The final form is as follows:

\begin{split} \begin{align} u_\text{dc} &= \frac{ \sqrt{3} \sqrt{(\frac{2 \, L_q \, \tau \, \omega}{3 \, \phi})^2 + (\frac{4 \, \tau}{3 \, p \, \phi} R_s + \frac{p}{2} \omega \, \phi)^2} }{ f_\text{util} } \\ i_\text{dc} &= \frac{\omega \, \tau}{u_\text{dc} \, \eta} \end{align} \end{split}

When relying on the conventional motor constants $$K_v$$ (velocity constant) and $$K_\tau$$ (torque constant), one has to keep in mind the non-power-invariant nature of the $$\alpha\beta$$-transform and the relation between the DC link voltage and the AC voltages.
In SI, $$K_v = \frac{2 \sqrt3}{3 \, p \, \phi}$$ [$$\frac{\text{radian}}{\text{volt}\times\text{second}}$$], and $$K_\tau = \frac1{K_v}$$ [$$\frac{\text{newton}\times\text{meter}}{\text{ampere}}$$]. From the simplified torque equation presented above, we can formulate a similar torque constant for the $$dq$$-frame as $$k = \frac32 \frac{p}2 \phi$$, then $$\tau = k \, i_q$$.

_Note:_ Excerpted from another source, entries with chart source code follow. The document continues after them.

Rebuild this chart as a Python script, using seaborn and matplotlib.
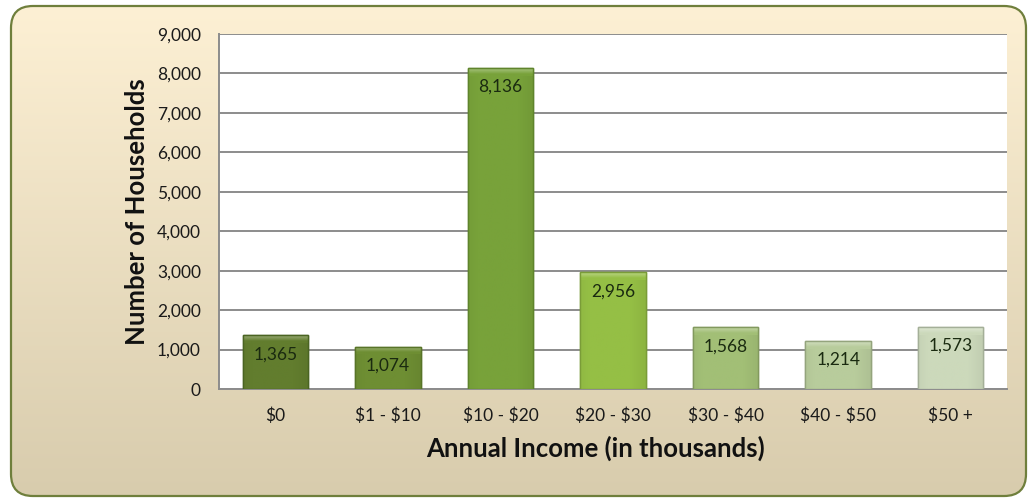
import numpy as np
import pandas as pd
import matplotlib
matplotlib.use("Agg")
import matplotlib.pyplot as plt
import matplotlib.colors as mcolors
import seaborn as sns
from matplotlib.patches import FancyBboxPatch
from matplotlib.ticker import FuncFormatter

categories = ["$0", "$1 - $10", "$10 - $20", "$20 - $30", "$30 - $40", "$40 - $50", "$50 +"]
households = [1365, 1074, 8136, 2956, 1568, 1214, 1573]
bar_colors = ["#627d2e", "#6e8e33", "#78a23a", "#95bf45", "#a2bf76", "#b8cc9c", "#ccd9bb"]
edge_colors = ["#4a6422", "#587428", "#5f842c", "#7a9c38", "#82995e", "#94a47d", "#a4af98"]
y_ticks = [0, 1000, 2000, 3000, 4000, 5000, 6000, 7000, 8000, 9000]

sns.set_theme(style="white")
plt.rcParams['font.family'] = ['Lato', 'DejaVu Sans']
plt.rcParams['text.parse_math'] = False

W, H = 1029, 501
fig = plt.figure(figsize=(W / 100, H / 100), dpi=100)

# background panel with gradient
bg = fig.add_axes([0, 0, 1, 1])
bg.set_xlim(0, W)
bg.set_ylim(0, H)
bg.axis("off")
grad = np.linspace(0, 1, 256).reshape(-1, 1)
top_c = np.array(mcolors.to_rgb("#fdf0d4"))
bot_c = np.array(mcolors.to_rgb("#d8ccad"))
img = top_c[None, None, :] * (1 - grad[:, :, None]) + bot_c[None, None, :] * grad[:, :, None]
im = bg.imshow(img, extent=[11, 1026, 5, 495], aspect="auto", origin="upper", zorder=1)
clip = FancyBboxPatch((11, 5), 1015, 490, boxstyle="round,pad=0,rounding_size=22",
                      facecolor="none", edgecolor="none", transform=bg.transData)
bg.add_patch(clip)
im.set_clip_path(clip)
panel = FancyBboxPatch((11, 5), 1015, 490, boxstyle="round,pad=0,rounding_size=22",
                       facecolor="none", edgecolor="#6f7f3c", linewidth=1.6, zorder=3)
bg.add_patch(panel)

# main axes
left, right, top, bottom = 219, 1007, 34, 389
ax = fig.add_axes([left / W, 1 - bottom / H, (right - left) / W, (bottom - top) / H])
ax.set_facecolor("white")

df = pd.DataFrame({"Income": categories, "Households": households})
sns.barplot(data=df, x="Income", y="Households", hue="Income", palette=bar_colors,
            legend=False, width=0.58, ax=ax, zorder=3, saturation=1)

ax.set_ylim(0, 9000)
ax.set_xlim(-0.5, len(categories) - 0.5)

# subtle bevel shading on each bar
for p, c, ec in zip(ax.patches, bar_colors, edge_colors):
    p.set_edgecolor(ec)
    p.set_linewidth(1.0)
    x0, y0 = p.get_x(), p.get_y()
    w, h = p.get_width(), p.get_height()
    base = np.array(mcolors.to_rgb(c))
    light = base + (1 - base) * 0.25
    dark = base * 0.88
    n = 64
    xs = np.linspace(0, 1, n)
    hprof = 1 - 0.6 * np.abs(xs - 0.45) * 2
    hprof = np.clip(hprof, 0, 1)
    shade = np.zeros((1, n, 3))
    for k in range(n):
        shade[0, k] = dark + (base - dark) * min(1, hprof[k] * 1.6)
    gbar = ax.imshow(shade, extent=[x0, x0 + w, y0, y0 + h], aspect="auto",
                     zorder=3.5, interpolation="bilinear")
    gbar.set_clip_path(p)
    band = 9000 * 0.022
    top_img = np.zeros((2, 1, 3))
    top_img[0, 0] = light
    top_img[1, 0] = base
    tb = ax.imshow(top_img, extent=[x0, x0 + w, y0 + h - band, y0 + h], aspect="auto",
                   zorder=3.6, interpolation="bilinear", origin="upper")
    tb.set_clip_path(p)
    ax.add_patch(matplotlib.patches.Rectangle((x0, y0), w, h, fill=False,
                                              edgecolor=ec, linewidth=1.0, zorder=3.8))

ax.set_ylim(0, 9000)
ax.set_xlim(-0.5, len(categories) - 0.5)
ax.set_yticks(y_ticks)
ax.yaxis.set_major_formatter(FuncFormatter(lambda v, _: f"{int(v):,}"))
ax.yaxis.grid(True, color="#8c8c8c", linewidth=1.4, zorder=0)
ax.set_axisbelow(True)
for s in ["top", "right"]:
    ax.spines[s].set_visible(False)
for s in ["left", "bottom"]:
    ax.spines[s].set_color("#8c8c8c")
    ax.spines[s].set_linewidth(1.4)
ax.tick_params(axis="both", length=0, labelsize=12.5, colors="#1a1a1a")
ax.tick_params(axis="y", pad=13)
ax.tick_params(axis="x", pad=13)

for i, v in enumerate(households):
    ax.annotate(f"{v:,}", xy=(i, v), xytext=(0, -19), textcoords="offset pixels",
                ha="center", va="center", fontsize=12.5, color="#1a2a10", zorder=5)

ax.set_xlabel("Annual Income (in thousands)", fontsize=18.5, fontweight="bold",
              color="#111111")
ax.set_ylabel("Number of Households", fontsize=18.5, fontweight="bold",
              color="#111111")
ax.xaxis.set_label_coords((596 - left) / (right - left), -(448 - bottom) / (bottom - top))
ax.xaxis.label.set_va("center")
ax.yaxis.set_label_coords(-(left - 137) / (right - left), (389 - 212) / (bottom - top))
ax.yaxis.label.set_va("center")

fig.savefig("out.png", dpi=100)
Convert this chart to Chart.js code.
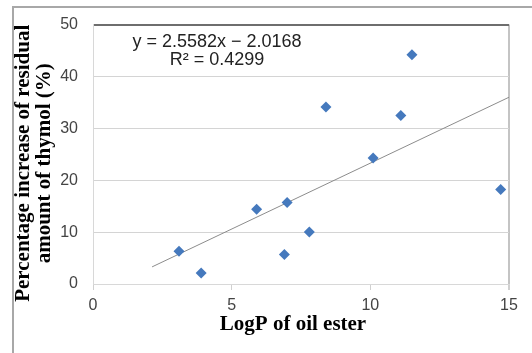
<!DOCTYPE html>
<html>
<head>
<meta charset="utf-8">
<script src="https://cdn.jsdelivr.net/npm/chart.js@4"></script>
<style>
  html, body { margin: 0; padding: 0; background: #fff; }
  #wrap { width: 532px; height: 353px; }
</style>
</head>
<body>
<div id="wrap"><canvas id="chart"></canvas></div>
<script>
// LogP of oil ester vs. percentage increase of residual thymol
const logP = [3.1, 3.9, 5.9, 6.9, 7.0, 7.8, 8.4, 10.1, 11.1, 11.5, 14.7];
const increase = [6.3, 2.1, 14.4, 5.7, 15.7, 10.0, 34.1, 24.3, 32.5, 44.2, 18.2];

// linear trendline ends
const trendX = [2.13, 15];
const trendY = [3.3, 36.0];

const equation = ['y = 2.5582x \u2212 2.0168', 'R\u00b2 = 0.4299'];
const xTitle = 'LogP of oil ester';
const yTitle = ['Percentage increase of residual', 'amount of thymol (%)'];

const xTicks = [0, 5, 10, 15];
const yTicks = [0, 10, 20, 30, 40, 50];

const serif = 'bold 21px "Liberation Serif", "Times New Roman", serif';

const frame = {
  id: 'frame',
  beforeDraw(chart) {
    const ctx = chart.ctx;
    ctx.save();
    ctx.fillStyle = '#fff';
    ctx.fillRect(0, 0, chart.width, chart.height);
    ctx.strokeStyle = '#a8a8a8';
    ctx.lineWidth = 2;
    ctx.strokeRect(13, 7, 560, 400);
    ctx.restore();
  },
  afterDraw(chart) {
    const ctx = chart.ctx;
    const area = chart.chartArea;
    ctx.save();
    // axis titles
    ctx.fillStyle = '#000';
    ctx.font = serif;
    ctx.textAlign = 'center';
    ctx.textBaseline = 'middle';
    ctx.fillText(xTitle, (area.left + area.right) / 2 - 8, 325);
    ctx.translate(0, (area.top + area.bottom) / 2 + 9);
    ctx.rotate(-Math.PI / 2);
    ctx.fillText(yTitle[0], 0, 24);
    ctx.fillText(yTitle[1], 0, 45);
    ctx.restore();

    // trendline label
    const x = chart.scales.x.getPixelForValue(4.47);
    const y = chart.scales.y.getPixelForValue(46.7);
    ctx.save();
    ctx.fillStyle = '#222';
    ctx.font = '18px "Liberation Sans", Arial, sans-serif';
    ctx.textAlign = 'center';
    ctx.textBaseline = 'middle';
    ctx.fillText(equation[0], x, y);
    ctx.fillText(equation[1], x, y + 18);
    ctx.restore();
  }
};

new Chart(document.getElementById('chart'), {
  type: 'scatter',
  data: {
    datasets: [{
      label: 'data',
      data: logP.map((v, i) => ({ x: v, y: increase[i] })),
      pointStyle: 'rectRot',
      pointRadius: 5.5,
      borderWidth: 0,
      backgroundColor: '#4579bd',
      borderColor: '#4579bd'
    }, {
      label: 'trend',
      type: 'line',
      data: trendX.map((v, i) => ({ x: v, y: trendY[i] })),
      borderColor: '#8c8c8c',
      borderWidth: 1,
      pointRadius: 0,
      fill: false
    }]
  },
  options: {
    responsive: true,
    maintainAspectRatio: false,
    animation: false,
    layout: { padding: { left: 13, top: 24, right: 23, bottom: 0 } },
    plugins: {
      legend: { display: false },
      tooltip: { enabled: false }
    },
    scales: {
      x: {
        type: 'linear',
        min: 0,
        max: 15,
        afterBuildTicks: s => { s.ticks = xTicks.map(v => ({ value: v })); },
        afterFit: s => { s.height = 69; },
        ticks: {
          padding: 6,
          color: '#444',
          font: { family: '"Liberation Sans", Arial', size: 16 }
        },
        grid: {
          color: c => (c.tick && (c.tick.value === 15) ? '#c4c4c4' : (c.tick && c.tick.value === 0 ? '#d8d8d8' : 'rgba(0,0,0,0)')),
          lineWidth: c => (c.tick && c.tick.value === 15 ? 2 : 1),
          tickColor: '#d0d0d0',
          tickLength: 6
        },
        border: { color: '#d8d8d8', width: 1 },
        title: { display: false }
      },
      y: {
        min: 0,
        max: 50,
        afterBuildTicks: s => { s.ticks = yTicks.map(v => ({ value: v })); },
        afterFit: s => { s.width = 80; },
        ticks: {
          padding: 15,
          color: '#444',
          font: { family: '"Liberation Sans", Arial', size: 16 }
        },
        grid: {
          color: c => (c.tick && c.tick.value === 50 ? '#6e6e6e' : '#d4d4d4'),
          lineWidth: c => (c.tick && c.tick.value === 50 ? 2 : 1),
          drawTicks: false
        },
        border: { color: '#d8d8d8', width: 1 },
        title: { display: false }
      }
    }
  },
  plugins: [frame]
});
</script>
</body>
</html>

Notice that $$\frac{K_\tau}{k} = \sqrt3 \frac23$$, where $$\sqrt3$$ follows from the relation between the DC link voltage and AC voltage, and $$\frac23$$ arises from the non-power-invariant nature of the $$\alpha\beta$$-transform. It is therefore incorrect to use the standard motor torque constant with AC current values.